浜岡だけなぜ

唐突な決定を許すか
   第37回G8サミットは5月26日と27日に、フランスのドービルで開催される。この会議へのお土産として、福島原発非難をかわす目的で経産省の役人が提案したのが、浜岡原発の停止だ。管首相はこの案に飛びついただけの事だ。「国民の皆様に重要なお知らせがあります」とか切りだして、如何にも自分でリーダーシップをとっているかのようなパフォーマンスが透けて見える。
   

  中部電力浜岡原発は確かに、過去様々なトラブルを続出してきている。すでに廃炉になっているが、2001年11月に、緊急炉心冷却装置の試験中に、原子炉と熱交換器を結ぶ配管が破断して、原子炉溶融の一歩手前までいった。さらに、この時に、原子炉本体を納めている圧力容器の底から水漏れまでしていたことが分かった。

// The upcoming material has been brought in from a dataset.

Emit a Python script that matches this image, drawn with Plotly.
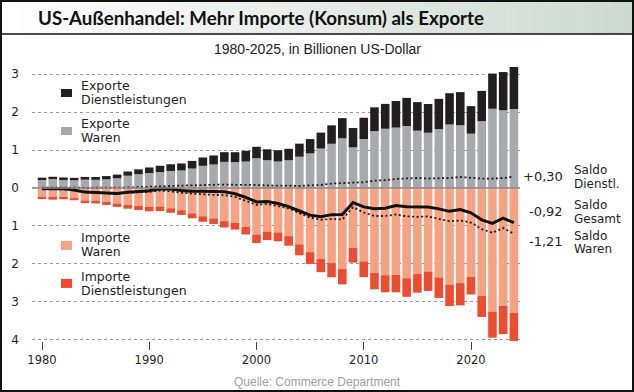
import plotly.graph_objects as go

# ---------------- data (Billionen US-Dollar) ----------------
years = list(range(1980, 2025))
exporte_waren = [0.224, 0.237, 0.211, 0.202, 0.219, 0.215, 0.227, 0.254, 0.322, 0.363,
                 0.393, 0.421, 0.448, 0.460, 0.512, 0.584, 0.618, 0.688, 0.681, 0.697,
                 0.784, 0.731, 0.698, 0.730, 0.824, 0.911, 1.040, 1.165, 1.309, 1.070,
                 1.290, 1.499, 1.562, 1.593, 1.635, 1.511, 1.457, 1.553, 1.674, 1.653,
                 1.432, 1.764, 2.090, 2.051, 2.083]
exporte_dienst = [0.047, 0.057, 0.064, 0.064, 0.071, 0.073, 0.086, 0.098, 0.110, 0.128,
                  0.147, 0.164, 0.177, 0.186, 0.201, 0.220, 0.239, 0.256, 0.262, 0.282,
                  0.302, 0.288, 0.297, 0.303, 0.345, 0.378, 0.420, 0.487, 0.533, 0.512,
                  0.563, 0.628, 0.656, 0.701, 0.741, 0.753, 0.758, 0.798, 0.826, 0.876,
                  0.726, 0.797, 0.928, 1.007, 1.108]
importe_waren = [0.250, 0.265, 0.247, 0.268, 0.332, 0.338, 0.368, 0.409, 0.448, 0.477,
                 0.498, 0.491, 0.537, 0.589, 0.669, 0.750, 0.803, 0.877, 0.918, 1.030,
                 1.231, 1.153, 1.173, 1.272, 1.488, 1.696, 1.879, 1.986, 2.141, 1.580,
                 1.939, 2.240, 2.303, 2.294, 2.385, 2.273, 2.208, 2.360, 2.555, 2.512,
                 2.346, 2.853, 3.272, 3.110, 3.295]
importe_dienst = [0.041, 0.045, 0.051, 0.055, 0.068, 0.073, 0.080, 0.091, 0.099, 0.104,
                  0.118, 0.118, 0.119, 0.124, 0.133, 0.142, 0.152, 0.166, 0.180, 0.199,
                  0.224, 0.223, 0.235, 0.253, 0.290, 0.311, 0.344, 0.371, 0.405, 0.390,
                  0.414, 0.435, 0.452, 0.462, 0.489, 0.491, 0.510, 0.544, 0.563, 0.588,
                  0.467, 0.550, 0.680, 0.748, 0.805]
saldo_gesamt = [-0.020, -0.016, -0.023, -0.057, -0.110, -0.123, -0.135, -0.148, -0.115, -0.090,
                -0.076, -0.024, -0.031, -0.067, -0.089, -0.088, -0.098, -0.099, -0.155, -0.250,
                -0.369, -0.357, -0.413, -0.492, -0.609, -0.718, -0.763, -0.705, -0.704, -0.388,
                -0.500, -0.548, -0.537, -0.462, -0.498, -0.500, -0.503, -0.553, -0.618, -0.571,
                -0.655, -0.842, -0.934, -0.800, -0.918]
saldo_waren = [-0.026, -0.028, -0.036, -0.066, -0.113, -0.123, -0.141, -0.155, -0.126, -0.114,
               -0.105, -0.070, -0.089, -0.129, -0.157, -0.166, -0.185, -0.189, -0.237, -0.333,
               -0.447, -0.422, -0.475, -0.542, -0.664, -0.785, -0.839, -0.821, -0.832, -0.510,
               -0.649, -0.741, -0.741, -0.701, -0.750, -0.762, -0.751, -0.807, -0.881, -0.859,
               -0.914, -1.089, -1.182, -1.059, -1.212]
saldo_dienst = [0.006, 0.012, 0.013, 0.009, 0.003, 0.000, 0.006, 0.007, 0.011, 0.024,
                0.029, 0.046, 0.058, 0.062, 0.068, 0.078, 0.087, 0.090, 0.082, 0.083,
                0.078, 0.065, 0.062, 0.050, 0.055, 0.067, 0.076, 0.116, 0.128, 0.122,
                0.149, 0.193, 0.204, 0.239, 0.252, 0.262, 0.248, 0.254, 0.263, 0.288,
                0.259, 0.247, 0.248, 0.259, 0.303]

y_tickvals = [-4, -3, -2, -1, 0, 1, 2, 3]
y_ticktext = ["4", "3", "2", "1", "0", "1", "2", "3"]
x_tickvals = [1980, 1990, 2000, 2010, 2020]

title_text = "US-Außenhandel: Mehr Importe (Konsum) als Exporte"
subtitle_text = "1980-2025, in Billionen US-Dollar"
source_text = "Quelle: Commerce Department"

# ---------------- styles ----------------
C_EXP_D = "#231f20"
C_EXP_W = "#a7a9ac"
C_IMP_W = "#f9a283"
C_IMP_D = "#ef4b2e"
FONT = "DejaVu Sans"

W, H = 634, 392
L, R, T, B = 32, 520, 61, 341.1

def px(x):
    return (x - L) / (R - L)

def py(y):
    return (B - y) / (B - T)

neg_iw = [-v for v in importe_waren]
neg_id = [-v for v in importe_dienst]

fig = go.Figure()
fig.add_trace(go.Bar(x=years, y=exporte_waren, marker_color=C_EXP_W, marker_line_width=0, width=0.8))
fig.add_trace(go.Bar(x=years, y=exporte_dienst, marker_color=C_EXP_D, marker_line_width=0, width=0.8))
fig.add_trace(go.Bar(x=years, y=neg_iw, marker_color=C_IMP_W, marker_line_width=0, width=0.8))
fig.add_trace(go.Bar(x=years, y=neg_id, marker_color=C_IMP_D, marker_line_width=0, width=0.8))
fig.add_trace(go.Scatter(x=years, y=saldo_dienst, mode="lines",
                         line=dict(color="#1a1a1a", width=1.8, dash="2px,2.5px")))
fig.add_trace(go.Scatter(x=years, y=saldo_waren, mode="lines",
                         line=dict(color="#1a1a1a", width=1.8, dash="2px,2.5px")))
fig.add_trace(go.Scatter(x=years, y=saldo_gesamt, mode="lines",
                         line=dict(color="#111111", width=3)))

fig.update_layout(
    width=W, height=H, barmode="relative", bargap=0.2, showlegend=False,
    paper_bgcolor="white", plot_bgcolor="white",
    margin=dict(l=L, r=W - R, t=T, b=H - B, pad=0),
    font=dict(family=FONT, color="#231f20"),
)
fig.update_xaxes(range=[1980 - (42 - L) / 10.725, 1980 + (R - 42) / 10.725],
                 tickvals=x_tickvals, ticks="outside", ticklen=8, tickwidth=1,
                 tickcolor="#444", showgrid=False, zeroline=False, showline=False,
                 tickfont=dict(size=11.5, family=FONT, color="#231f20"))
fig.update_yaxes(range=[-4.04, 3.35], tickvals=y_tickvals, ticktext=y_ticktext,
                 showgrid=True, gridcolor="#9a9a9a", griddash="dot", gridwidth=1,
                 zeroline=False, showline=False, ticks="", ticklabelstandoff=12,
                 tickfont=dict(size=12, family=FONT, color="#231f20"))

shapes = []
# zero line
shapes.append(dict(type="line", xref="paper", yref="y", x0=0, x1=1, y0=0, y1=0,
                   line=dict(color="#8a8a8a", width=1.5), layer="above"))
# title gradient
n = 60
for i in range(n):
    t = i / (n - 1)
    r = int(255 - t * (255 - 206))
    g = int(255 - t * (255 - 218))
    b_ = int(255 - t * (255 - 209))
    shapes.append(dict(type="rect", xref="paper", yref="paper",
                       x0=px(i * W / n), x1=px((i + 1) * W / n + 0.5),
                       y0=py(34), y1=py(0), line=dict(width=0),
                       fillcolor=f"rgb({r},{g},{b_})", layer="below"))
shapes.append(dict(type="line", xref="paper", yref="paper", x0=px(0), x1=px(W),
                   y0=py(34), y1=py(34), line=dict(color="#111", width=1.5)))
# outer border
shapes.append(dict(type="rect", xref="paper", yref="paper", x0=px(1), x1=px(W - 1),
                   y0=py(H - 1), y1=py(1), line=dict(color="#111", width=2)))

# legend squares
legend_items = [
    (C_EXP_D, 89, 97, "Exporte", "Dienstleistungen", 86, 100),
    (C_EXP_W, 127, 135, "Exporte", "Waren", 124, 138),
    (C_IMP_W, 241, 250, "Importe", "Waren", 237.5, 251.5),
    (C_IMP_D, 279, 288, "Importe", "Dienstleistungen", 276.5, 290.5),
]
annotations = []
for col, s0, s1, t1, t2, y1_, y2_ in legend_items:
    shapes.append(dict(type="rect", xref="paper", yref="paper", x0=px(61), x1=px(72),
                       y0=py(s1), y1=py(s0), line=dict(width=0), fillcolor=col))
    for txt, yy in ((t1, y1_), (t2, y2_)):
        annotations.append(dict(text=txt, xref="paper", yref="paper", x=px(79), y=py(yy),
                                xanchor="left", yanchor="middle", showarrow=False,
                                font=dict(size=12.5, family=FONT, color="#231f20")))

# right labels
right_items = [("+0,30", "Saldo", "Dienstl.", 177, 170.5, 184),
               ("-0,92", "Saldo", "Gesamt", 212, 205.5, 219),
               ("-1,21", "Saldo", "Waren", 242, 236, 249.5)]
for val, a, b2, yv, ya, yb in right_items:
    annotations.append(dict(text=val, xref="paper", yref="paper", x=px(565), y=py(yv),
                            xanchor="right", yanchor="middle", showarrow=False,
                            font=dict(size=13, family=FONT, color="#231f20")))
    for txt, yy in ((a, ya), (b2, yb)):
        annotations.append(dict(text=txt, xref="paper", yref="paper", x=px(572), y=py(yy),
                                xanchor="left", yanchor="middle", showarrow=False,
                                font=dict(size=12, family=FONT, color="#231f20")))

annotations.append(dict(text="<b>" + title_text + "</b>", xref="paper", yref="paper",
                        x=px(261), y=py(17.5), xanchor="center", yanchor="middle",
                        showarrow=False, font=dict(size=18.7, family="Lato", color="#111")))
annotations.append(dict(text=subtitle_text, xref="paper", yref="paper",
                        x=px(317), y=py(49), xanchor="center", yanchor="middle",
                        showarrow=False, font=dict(size=14, family="Liberation Sans", color="#222")))
annotations.append(dict(text=source_text, xref="paper", yref="paper",
                        x=px(317), y=py(382.5), xanchor="center", yanchor="middle",
                        showarrow=False, font=dict(size=12, family="Liberation Sans", color="#a0a0a0")))

fig.update_layout(shapes=shapes, annotations=annotations)
fig.write_html("out.html", config={"displayModeBar": False},
               post_script="document.body.style.margin='0';document.body.style.overflow='hidden';")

  全国17か所に原子炉54基があり、現在稼働中の炉はその半数程度であるが、地震津波の危険にあるかどうかを問えば、すべてあると言える。首相が言うような、東海地震の起きる可能性は、地震学者の予想によれば、311の宮城県沖よりも、はるかに高かったはずだ。地震学者の予想もできなかった事を首相が軽々に30年以内に87%の確率で起こるなどと、唐突に言うべきではない。


  原子炉を停止しても福島原発のように、事故を起こす事が証明された。地震で自動停止したが、電源がすべて落ちて冷却システムが機能しなかったからだ。浜岡原発を停止したとしても、安全対策が十分に取られていなければ、大地震に対する防御は不十分なのだ。だから、サミットへ向けた見え透いたパフォーマンスと言われるのだ。

   いずれにしても、中電は上場企業の株式会社であり、株主に対する重い経営責任を負っているのだ。首相からの要請があったからと言って、はいそうですかとは軽々には応じることは難しい立場にあるはずだ。浜岡だけ停めて、他は許すと言う不合理な言いがかりを、やすやすと認めては株主から別の訴訟を起こされかねない。